The “tyranny of constituency”?
posted at 12:55 pm on June 25, 2010 by Ed Morrissey
When the founders created Congress, they had two separate constituencies in mind. For the House, they wanted Representatives who would be accountable to the people, while for the Senate they wanted members accountable to the state legislatures that were the natural check on federal power. (Later, the 17th Amendment made Senators accountable to the general public instead.) They formed this body in answer to the tyranny of distant nobility and politicians with no accountability whatsoever to those whom they would rule. A representative government, they concluded, would be the antidote of tyranny.
Apparently, NPR didn’t get the message. In a late analysis to their poll ten days ago on Congressional races, which shows Democrats in deep trouble for the midterm elections, NPR called the coming exercise in accountability a demonstration of “the tyranny of constituency” (via Instapundit):
A poll NPR reported earlier this week offered the most telling metrics we’ve seen yet for measuring the mountain that congressional Democrats face this fall. It got a lot of attention for all the obvious reasons. But there’s a good deal more to be gleaned from the numbers than the headline about a likely boost for Republicans. …
Beneath the surface, the NPR poll was all about the tyranny of constituency, the down and dirty of serving the folks back home. House districts (and states’ legislative districts) tend to be intricately drawn demarcations of the folks back home. From a complicated map of a state or a metro area, computer-enabled experts carve out jigsaw puzzle pieces that aggregate like-minded voters (and exclude those with different views).
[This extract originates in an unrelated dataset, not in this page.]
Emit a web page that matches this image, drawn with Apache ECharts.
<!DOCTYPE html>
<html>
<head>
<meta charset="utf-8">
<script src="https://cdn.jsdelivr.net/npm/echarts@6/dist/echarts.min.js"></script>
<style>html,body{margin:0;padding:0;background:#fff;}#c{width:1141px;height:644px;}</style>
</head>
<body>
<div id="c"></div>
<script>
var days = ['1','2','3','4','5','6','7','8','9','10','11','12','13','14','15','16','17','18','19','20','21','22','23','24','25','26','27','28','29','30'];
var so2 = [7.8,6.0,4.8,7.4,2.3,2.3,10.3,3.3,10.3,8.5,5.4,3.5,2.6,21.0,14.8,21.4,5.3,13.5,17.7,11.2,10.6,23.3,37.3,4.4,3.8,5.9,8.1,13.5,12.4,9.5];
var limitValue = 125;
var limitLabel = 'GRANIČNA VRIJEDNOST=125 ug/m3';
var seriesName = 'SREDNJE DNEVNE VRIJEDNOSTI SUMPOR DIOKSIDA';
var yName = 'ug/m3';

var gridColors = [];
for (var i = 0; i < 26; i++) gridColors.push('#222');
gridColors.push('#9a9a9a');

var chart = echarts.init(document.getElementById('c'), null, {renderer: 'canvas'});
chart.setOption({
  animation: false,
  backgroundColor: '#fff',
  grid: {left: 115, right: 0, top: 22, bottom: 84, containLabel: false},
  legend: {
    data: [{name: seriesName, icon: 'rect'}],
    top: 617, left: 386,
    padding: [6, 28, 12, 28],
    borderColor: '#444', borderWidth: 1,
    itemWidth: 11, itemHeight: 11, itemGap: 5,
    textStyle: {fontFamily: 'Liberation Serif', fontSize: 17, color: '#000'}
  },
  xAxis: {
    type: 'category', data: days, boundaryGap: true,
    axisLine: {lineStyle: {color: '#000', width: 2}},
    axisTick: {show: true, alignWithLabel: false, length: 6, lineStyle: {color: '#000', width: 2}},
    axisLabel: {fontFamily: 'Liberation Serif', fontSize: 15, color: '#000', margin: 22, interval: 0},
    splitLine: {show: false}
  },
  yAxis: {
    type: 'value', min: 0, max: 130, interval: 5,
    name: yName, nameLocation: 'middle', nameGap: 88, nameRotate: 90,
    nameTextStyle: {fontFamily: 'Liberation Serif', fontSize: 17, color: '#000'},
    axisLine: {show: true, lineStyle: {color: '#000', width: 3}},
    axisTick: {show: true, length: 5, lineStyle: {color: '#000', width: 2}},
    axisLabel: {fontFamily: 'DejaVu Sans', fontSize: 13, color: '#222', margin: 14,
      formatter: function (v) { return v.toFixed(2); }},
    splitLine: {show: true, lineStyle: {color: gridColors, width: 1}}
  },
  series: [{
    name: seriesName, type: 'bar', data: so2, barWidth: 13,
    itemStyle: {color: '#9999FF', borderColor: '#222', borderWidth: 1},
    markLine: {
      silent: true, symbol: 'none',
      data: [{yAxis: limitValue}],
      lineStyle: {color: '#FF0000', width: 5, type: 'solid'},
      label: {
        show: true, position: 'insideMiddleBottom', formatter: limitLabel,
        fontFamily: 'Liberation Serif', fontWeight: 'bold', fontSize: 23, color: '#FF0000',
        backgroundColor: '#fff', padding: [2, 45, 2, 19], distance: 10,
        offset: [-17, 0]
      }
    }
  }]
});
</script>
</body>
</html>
The dynamics of these cyber-modeled districts are the driving force of the House as we know it. As someone once said, where you stand depends on where you sit. And these days you can learn more about where a member of Congress sits than ever before.
That’s why the NPR survey, done by Democratic pollster Stan Greenberg and Republican counterpart Glen Bolger, focused on the 60 Democratic districts likeliest to be lost to Republicans this fall. These are districts where incumbents are retiring, or where incumbents were most recently elected by narrow margins. In most, the 2008 voting that sent a Democrat to Congress also produced more votes for Republican presidential nominee John McCain than for Barack Obama.
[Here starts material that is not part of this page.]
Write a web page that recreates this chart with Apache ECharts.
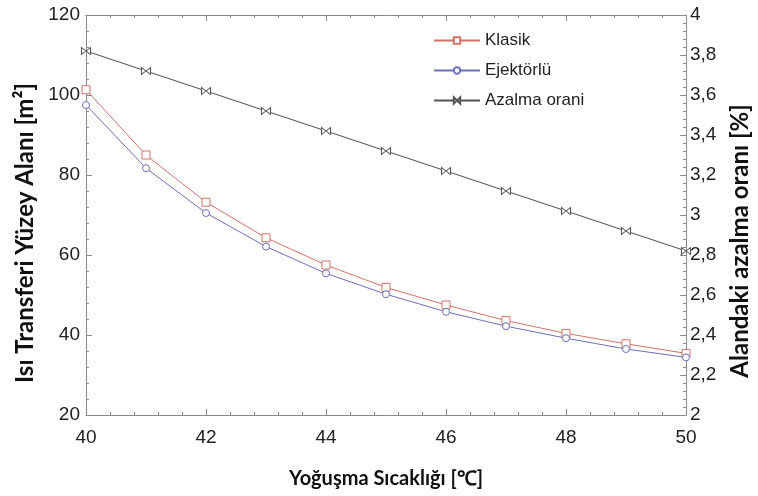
<!DOCTYPE html>
<html>
<head>
    <meta charset="utf-8">
    <title>Yoğuşma Sıcaklığı</title>
    <script src="https://cdn.jsdelivr.net/npm/echarts@6/dist/echarts.min.js"></script>
</head>
<body style="margin: 0">
<div id="main" style="width: 758px; height: 496px"></div>
<script type="text/javascript">
    // condensing temperature [C]
    var temps = [40, 41, 42, 43, 44, 45, 46, 47, 48, 49, 50];
    // heat transfer area [m2]
    var klasik = [101.3, 85.0, 73.2, 64.3, 57.5, 51.9, 47.5, 43.6, 40.4, 37.8, 35.4];
    var ejektorlu = [97.5, 81.7, 70.5, 62.1, 55.4, 50.2, 45.8, 42.2, 39.2, 36.5, 34.4];
    // reduction ratio [%]
    var azalma = [3.82, 3.72, 3.62, 3.52, 3.42, 3.32, 3.22, 3.12, 3.02, 2.92, 2.82];

    var frameColor = '#8a8a8a';
    var labelFont = 'Liberation Sans';
    var titleFont = 'Lato';
    var bowtie = 'path://M0,0L10,10L10,0L0,10Z';

    function pairs(ys) {
        var res = [];
        for (var i = 0; i < temps.length; i++) {
            res.push([temps[i], ys[i]]);
        }
        return res;
    }

    function axisCommon(extra) {
        var base = {
            axisLine: { show: true, lineStyle: { color: frameColor, width: 1 } },
            axisTick: { show: true, inside: true, length: 6, lineStyle: { color: frameColor } },
            minorTick: { show: true, splitNumber: 5, length: 3, lineStyle: { color: frameColor } },
            splitLine: { show: false },
            axisLabel: { color: '#222', fontFamily: labelFont, fontSize: 19 }
        };
        for (var k in extra) base[k] = extra[k];
        return base;
    }

    function titleStyle(size, shiftDown) {
        // padding on the right pushes rotated text downwards
        return {
            fontFamily: titleFont, fontWeight: 'bold', fontSize: size, color: '#111',
            padding: [0, shiftDown * 2, 0, 0]
        };
    }

    var myChart = echarts.init(document.getElementById('main'));
    var option = {
        backgroundColor: '#fff',
        animation: false,
        grid: { left: 86, right: 72, top: 15, bottom: 81, containLabel: false, outerBoundsMode: 'none' },
        legend: {
            orient: 'vertical',
            left: 428,
            top: 27,
            itemWidth: 46,
            itemHeight: 8,
            itemGap: 13,
            textStyle: { fontFamily: labelFont, fontSize: 17, color: '#222' },
            data: ['Klasik', 'Ejektörlü', 'Azalma orani']
        },
        xAxis: [
            axisCommon({
                type: 'value', min: 40, max: 50, interval: 2, position: 'bottom',
                name: 'Yoğuşma Sıcaklığı [℃]', nameLocation: 'middle', nameGap: 54,
                nameTextStyle: titleStyle(20, 0),
                axisLabel: { color: '#222', fontFamily: labelFont, fontSize: 19, margin: 13 }
            }),
            axisCommon({
                type: 'value', min: 40, max: 50, interval: 2, position: 'top',
                axisLabel: { show: false }
            })
        ],
        yAxis: [
            axisCommon({
                type: 'value', min: 20, max: 120, interval: 20, position: 'left',
                name: 'Isı Transferi Yüzey Alanı [m²]', nameLocation: 'middle', nameGap: 49,
                nameTextStyle: titleStyle(24, 18),
                axisLabel: { color: '#222', fontFamily: labelFont, fontSize: 19, margin: 6 }
            }),
            axisCommon({
                type: 'value', min: 2, max: 4, interval: 0.2, position: 'right',
                name: 'Alandaki azalma oranı [%]', nameLocation: 'middle', nameGap: 42, nameRotate: 90,
                nameTextStyle: titleStyle(24, 26),
                axisLabel: {
                    color: '#222', fontFamily: labelFont, fontSize: 19, margin: 4,
                    formatter: function (v) { return String(+v.toFixed(1)).replace('.', ','); }
                }
            })
        ],
        series: [
            {
                name: 'Klasik',
                type: 'line',
                data: pairs(klasik),
                symbol: 'rect',
                symbolSize: 8,
                lineStyle: { color: '#cf7467', width: 1 },
                itemStyle: { color: '#fff', borderColor: '#cf7467', borderWidth: 1 }
            },
            {
                name: 'Ejektörlü',
                type: 'line',
                data: pairs(ejektorlu),
                symbol: 'circle',
                symbolSize: 7,
                lineStyle: { color: '#6a6fbb', width: 1 },
                itemStyle: { color: '#fff', borderColor: '#6a6fbb', borderWidth: 1 }
            },
            {
                name: 'Azalma orani',
                type: 'line',
                yAxisIndex: 1,
                data: pairs(azalma),
                symbol: bowtie,
                symbolSize: [9, 7],
                lineStyle: { color: '#555', width: 1 },
                itemStyle: { color: '#fff', borderColor: '#555', borderWidth: 1 }
            }
        ]
    };
    myChart.setOption(option);
</script>
</body>
</html>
Certainly a case can be made against gerrymandering. It allows state legislatures the ability to carve out “safe” districts that reduce accountability, except in rare primary challenges to sitting incumbents of the favored party. That process has become a little less rare in this cycle, however, which NPR fails to point out.
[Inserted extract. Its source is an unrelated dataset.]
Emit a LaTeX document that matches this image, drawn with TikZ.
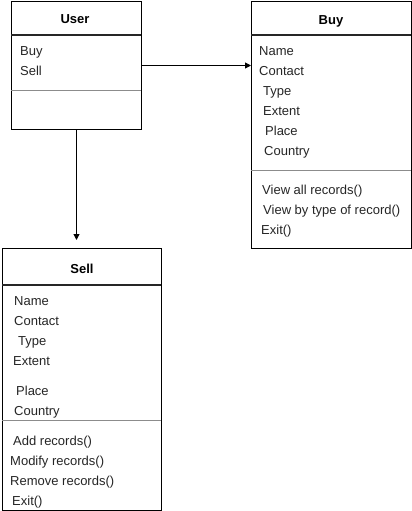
\documentclass[tikz,border=0pt]{standalone}
\usepackage{fontspec}
\setmainfont{Liberation Sans}
\usetikzlibrary{arrows.meta}
\begin{document}
\begin{tikzpicture}[x=1pt,y=-1pt,
  box/.style={draw=black,line width=1pt,inner sep=0pt,anchor=north west},
  title/.style={font=\fontsize{13}{15}\selectfont\bfseries,inner sep=0pt,anchor=mid},
  item/.style={font=\fontsize{13}{15}\selectfont,anchor=mid west,inner sep=0pt,text=black!85},
  hdr/.style={line width=2pt,black!85},
  sep/.style={line width=0.8pt,black!45},
  arr/.style={line width=1pt,-{Triangle[length=6pt,width=6pt]}}]
\useasboundingbox[fill=white] (0,0) rectangle (412,511);
% User
\node[box,minimum width=130pt,minimum height=128pt] (user) at (11,1) {};
\node[title] (usert) at (75,21) {User};
\draw[hdr] (11,35) -- (141,35);
\node[item] (u1) at (20,53) {Buy};
\node[item] (u2) at (20,73) {Sell};
\draw[sep] (11,90) -- (141,90);
% Buy
\node[box,minimum width=160pt,minimum height=247pt] (buy) at (251,1) {};
\node[title] (buyt) at (331,22) {Buy};
\draw[hdr] (251,35) -- (411,35);
\node[item] (b1) at (259,53) {Name};
\node[item] (b2) at (259,73) {Contact};
\node[item] (b3) at (263,93) {Type};
\node[item] (b4) at (263,113) {Extent};
\node[item] (b5) at (265,133) {Place};
\node[item] (b6) at (264,153) {Country};
\draw[sep] (251,170) -- (411,170);
\node[item] (b7) at (262,192) {View all records()};
\node[item] (b8) at (263,212) {View by type of record()};
\node[item] (b9) at (261,232) {Exit()};
% Sell
\node[box,minimum width=159pt,minimum height=262pt] (sell) at (2,248) {};
\node[title] (sellt) at (82,271) {Sell};
\draw[hdr] (2,285) -- (161,285);
\node[item] (s1) at (14,303) {Name};
\node[item] (s2) at (14,323) {Contact};
\node[item] (s3) at (18,343) {Type};
\node[item] (s4) at (13,363) {Extent};
\node[item] (s5) at (16,393) {Place};
\node[item] (s6) at (14,413) {Country};
\draw[sep] (2,420) -- (161,420);
\node[item] (s7) at (13,443) {Add records()};
\node[item] (s8) at (10,463) {Modify records()};
\node[item] (s9) at (10,483) {Remove records()};
\node[item] (s10) at (12,503) {Exit()};
% connectors
\draw[arr] (user.east) -- (user.east -| buy.west);
\coordinate (selltip) at (76.5,240);
\draw[arr] (user.south -| selltip) -- (selltip);
\end{tikzpicture}
\end{document}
But even gerrymandered districts produce elected representatives who tend to accurately represent the majority of the constituents; that’s actually the point of gerrymandering. And as this cycle shows, voters can still hold them accountable, and not just in Democratic districts in a bad year for Democrats. Ask Bob Inglis what he’ll be doing next January, for instance. After shooting off his mouth about fearmongering and Fox News in a townhall meeting last August, Inglis lost the nomination for the seat he currently occupies in the House. Bob Bennett won’t be returning for a fourth term as Utah’s Senator, either.
In any case, accountability is not tyranny; it’s the exact opposite of tyranny. It’s shocking, but somehow not surprising, that NPR fails to understand that when Democrats are the party being held accountable for their performance and their radical agenda.